Ok, quick update tonight - not much time left at the cafe and I've got to go pack for my early morning ride. The trip from Phitsanulok to Sukothai was a short one but because I got a late start that morning it was one of the hottest days yet for me. I've learned that the difference between getting on the road at 6:30AM and 9:30AM is huge. I can usually cover a good 35 miles in the first 3 hours of riding if I start early when the sun is low and air is still cool. If I wait until 9:30 that means I'm biking my first hours through the hottest part of the day. It pays to get going early.

I had to stop many times during the 65 kilometers to Sukothai. Luckily there are petrol stations about every 10 kilometers and lots of little roadside stands selling iced coke in between. At around noontime the sun was out in full force and I actually started to feel chilly which I decided wasn't a good thing so I pulled into a petrol station to find some shade and cool water. Through these pit stops I've learned the Thai word for hot - "lorn" - because everytime I pull into a station the attendants invariably will come over to me and ask me in Thai if it's "lorn" out there on the road. It's sometimes hard for me to communicate for the first few minutes because of how hot I'm feeling and how much the sweat is pouring off of me but eventually I get around to chatting with them and telling them where I'm headed. After sitting in shade for 30 minutes drinking cold water and sticking my head under the faucet I'll shove off and go as far as I can until I need to pull over again. It makes for slow going sometimes but it's really the only way to do it at this time of year.

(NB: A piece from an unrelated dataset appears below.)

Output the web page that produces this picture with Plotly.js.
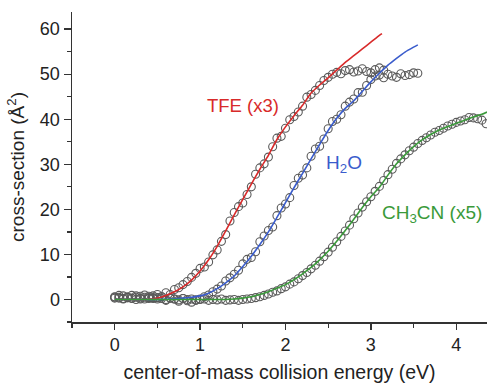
<!DOCTYPE html>
<html>
<head>
<meta charset="utf-8">
<script src="https://cdn.plot.ly/plotly-3.0.1.min.js"></script>
<style>html,body{margin:0;padding:0;background:#fff;}#chart{width:487px;height:383px;}</style>
</head>
<body>
<div id="chart"></div>
<script>
// Measured data (x starts at 0, step 0.05 eV)
const dataStart = 0;
const dataStep = 0.05;
const tfeData = [0.6,0.3,0.8,0.4,0.9,0.5,0.7,1.0,0.4,0.8,
  1.1,0.6,1.5,1.1,2.2,2.6,3.3,4.0,4.9,5.8,
  6.9,7.2,8.3,9.9,11.0,12.9,14.4,17.4,19.3,20.6,
  21.4,23.3,25.0,27.8,29.2,30.1,31.6,33.9,35.8,36.2,
  38.0,39.9,40.6,41.6,42.9,44.9,45.5,46.4,47.5,48.6,
  49.3,50.0,50.4,50.1,50.8,51.0,50.5,50.7,51.2,50.6,
  50.3,51.0,51.4,50.9];
const h2oData = [0.5,0.9,0.2,0.6,0.3,0.8,0.1,0.5,0.7,0.2,
  0.4,0.6,-0.2,0.3,0.1,-0.4,0.2,-0.3,-0.6,-0.2,
  0.1,0.6,1.0,1.7,2.3,3.0,4.1,4.8,5.6,6.5,
  7.9,8.9,9.3,10.6,12.8,14.1,15.3,16.1,18.6,20.3,
  21.2,22.6,25.3,26.9,27.6,29.2,31.8,33.4,34.0,35.6,
  37.9,39.5,40.0,41.0,42.9,43.8,44.5,45.9,46.0,47.5,
  48.8,49.6,49.8,49.2,50.0,49.6,49.3,50.1,49.7,49.9,50.3,50.2];
const ch3cnData = [0.3,0.5,0.1,0.4,0.2,0.0,0.3,0.1,0.2,0.4,
  0.1,0.2,0.0,0.3,0.1,-0.1,0.2,0.0,0.1,-0.1,
  0.0,0.1,-0.2,0.0,-0.1,0.1,-0.2,-0.1,0.0,-0.2,
  0.0,0.1,0.2,0.4,0.6,0.9,1.2,1.6,1.9,2.4,
  2.8,3.4,3.9,4.6,5.3,6.0,6.8,7.6,8.5,9.5,
  10.5,11.6,12.8,14.0,15.2,16.5,17.9,19.2,20.5,21.7,
  22.8,24.0,25.1,26.4,27.7,28.9,30.2,31.2,32.1,33.0,
  33.8,34.6,35.3,35.9,36.5,37.1,37.5,38.0,38.5,38.9,
  39.3,39.6,39.9,40.4,40.3,40.1,39.8,39.0];

// Fit curves
const tfeFitX = [0,0.1,0.2,0.3,0.4,0.5,0.6,0.7,0.8,0.9,1.0,1.1,1.2,1.3,1.4,1.5,1.6,1.7,1.8,1.9,2.0,2.1,2.2,2.3,2.4,2.5,2.6,2.7,2.8,2.9,3.0,3.1,3.13];
const tfeFitY = [0,0,0,0,0.05,0.3,0.9,1.7,2.8,4.3,6.3,8.8,11.8,15.2,18.8,22.2,25.6,28.9,32,35.5,38.3,40.8,43.1,45.8,47.6,49.2,50.9,52.6,54.1,55.6,57.1,58.6,59];
const h2oFitX = [0,0.2,0.4,0.5,0.6,0.7,0.8,0.9,1.0,1.1,1.2,1.3,1.4,1.5,1.6,1.7,1.8,1.9,2.0,2.1,2.2,2.3,2.4,2.5,2.6,2.7,2.8,2.9,3.0,3.1,3.2,3.3,3.4,3.5,3.55];
const h2oFitY = [0,0,0,0,0.05,0.15,0.3,0.5,0.8,1.4,2.4,3.7,5.2,7.3,9.6,12.2,15,18.2,21.5,24.8,28,31.2,34.4,37.5,40.2,42.4,44.1,46.2,48.3,50.2,52,53.5,54.9,56,56.5];
const ch3cnFitX = [0,0.4,0.8,1.2,1.3,1.4,1.5,1.6,1.7,1.8,1.9,2.0,2.1,2.2,2.3,2.4,2.5,2.6,2.7,2.8,2.9,3.0,3.1,3.2,3.3,3.4,3.5,3.6,3.7,3.8,3.9,4.0,4.1,4.2,4.3,4.36];
const ch3cnFitY = [0,0,0,0,0,0.1,0.3,0.6,1.1,1.7,2.5,3.3,4.4,5.7,7.1,8.8,10.7,12.9,15.3,17.8,20.4,22.8,24.9,27.6,30.1,32.1,33.9,35.4,36.6,37.6,38.4,39.1,39.8,40.5,41.1,41.6];

const labels = {tfe: 'TFE (x3)', h2o: 'H<sub>2</sub>O', ch3cn: 'CH<sub>3</sub>CN (x5)'};
const colors = {tfe: '#d82a2a', h2o: '#3a5ccc', ch3cn: '#3a9a3a'};

const mk = {symbol: 'circle-open', size: 8, color: '#5a5a5a', line: {width: 1.1, color: '#5a5a5a'}};
function dataTrace(y) {
  return {type: 'scatter', mode: 'markers', x0: dataStart, dx: dataStep, y: y, marker: mk, showlegend: false, hoverinfo: 'skip'};
}
function fitTrace(x, y, c) {
  return {type: 'scatter', mode: 'lines', x: x, y: y, line: {color: c, width: 1.6, shape: 'spline', smoothing: 0.6}, showlegend: false};
}

const traces = [
  dataTrace(tfeData), dataTrace(h2oData), dataTrace(ch3cnData),
  fitTrace(tfeFitX, tfeFitY, colors.tfe),
  fitTrace(h2oFitX, h2oFitY, colors.h2o),
  fitTrace(ch3cnFitX, ch3cnFitY, colors.ch3cn)
];

const font = 'Arial, "Liberation Sans", sans-serif';
const layout = {
  width: 487, height: 383,
  margin: {l: 72, r: 0, t: 12, b: 61},
  paper_bgcolor: '#fff', plot_bgcolor: '#fff',
  font: {family: font, color: '#222', size: 18},
  showlegend: false,
  xaxis: {
    range: [-0.5, 4.36], tick0: 0, dtick: 1, ticks: 'outside', ticklen: 6, tickwidth: 1.3, tickcolor: '#333',
    minor: {dtick: 0.5, ticks: 'outside', ticklen: 4, tickwidth: 1.3, tickcolor: '#333'},
    showline: true, linecolor: '#333', linewidth: 1.5, showgrid: false, zeroline: false,
    tickfont: {size: 18},
    title: {text: 'center-of-mass collision energy (eV)', font: {size: 19.5}, standoff: 12},
    automargin: false
  },
  yaxis: {
    range: [-5, 63.8], tick0: 0, dtick: 10, ticks: 'outside', ticklen: 7, tickwidth: 1.3, tickcolor: '#333',
    minor: {dtick: 5, ticks: 'outside', ticklen: 4, tickwidth: 1.3, tickcolor: '#333'},
    showline: true, linecolor: '#333', linewidth: 1.5, showgrid: false, zeroline: false,
    tickfont: {size: 18},
    title: {text: 'cross-section (Å<sup>2</sup>)', font: {size: 19}, standoff: 10},
    automargin: false
  },
  annotations: [
    {x: 1.5, y: 43.1, xref: 'x', yref: 'y', text: labels.tfe, showarrow: false, font: {size: 18.5, color: colors.tfe}},
    {x: 2.69, y: 30, xref: 'x', yref: 'y', text: labels.h2o, showarrow: false, font: {size: 19, color: colors.h2o}},
    {x: 3.71, y: 18.9, xref: 'x', yref: 'y', text: labels.ch3cn, showarrow: false, font: {size: 19, color: colors.ch3cn}}
  ]
};

Plotly.newPlot('chart', traces, layout, {displayModeBar: false, staticPlot: true});
</script>
</body>
</html>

So originally I was going to just spend the night in Sukothai, skip all the ruins and the ancient city and bike again the next morning. But the guest house I'm staying at - Ban Thai Guesthouse - has a nice, homey feel to it and I realized that it was kind of ridiculous for me to come all the way to Thailand and not spend any time visiting its historic sites. So I booked a room for two nights and pushed my departure back to Thursday morning.

At the guesthouse I got talking to a Canadian guy named Sean about his travels and what his travel plans are. He'll be touring around Thailand for the next few weeks - up to Chiang Mai, Chiang Rai and then all the way down to the southern islands and then later will cross into China. He's been on the road since January. We decided to explore the city a bit that night and had some good food from the street vendors and delicious Thai desserts.

This morning we set out for Old Sukothai on our bikes - me on mine and him on a rented one from our guesthouse. We visited some really beautiful and impressive structures. You can see the influence from many different cultures in the buildings. Some Khmer temples that existed in the area were simply taken over by the Sukothai people and converted into Buddhist wats with viharns (worship halls) slapped on to them. It's really interesting to look closely and see where different cultures meet - mixing and blending into one another - in the stone, brick and mortar.

On our way back from Old Sukothai the clouds started darkening and a major storm was brewing in the west. We decided to chance it and just as the first few drops began falling we took off for our guesthouse with 14 kilometers ahead of us. We rode hard the whole way back to the new town with the storm right on our tails and lightning and thunder all around us. We were going a good 19 kilometers an hour and the storm must have been progressing at 18. We were lightly rained on the whole way back but as soon as we pulled into the guesthouse driveway and were under the cover of the restaurant the skies opened up and down came the rain in floods.

Tomorrow I'm off for Dong Ya Thao, a tiny little town on my map at the intersection of routes 11 and 101. It's not in my guidebook and I'm pretty certain it's nothing more than small little village and there won't be any hotels. As Megan says, maybe they'll at least have a tennis court.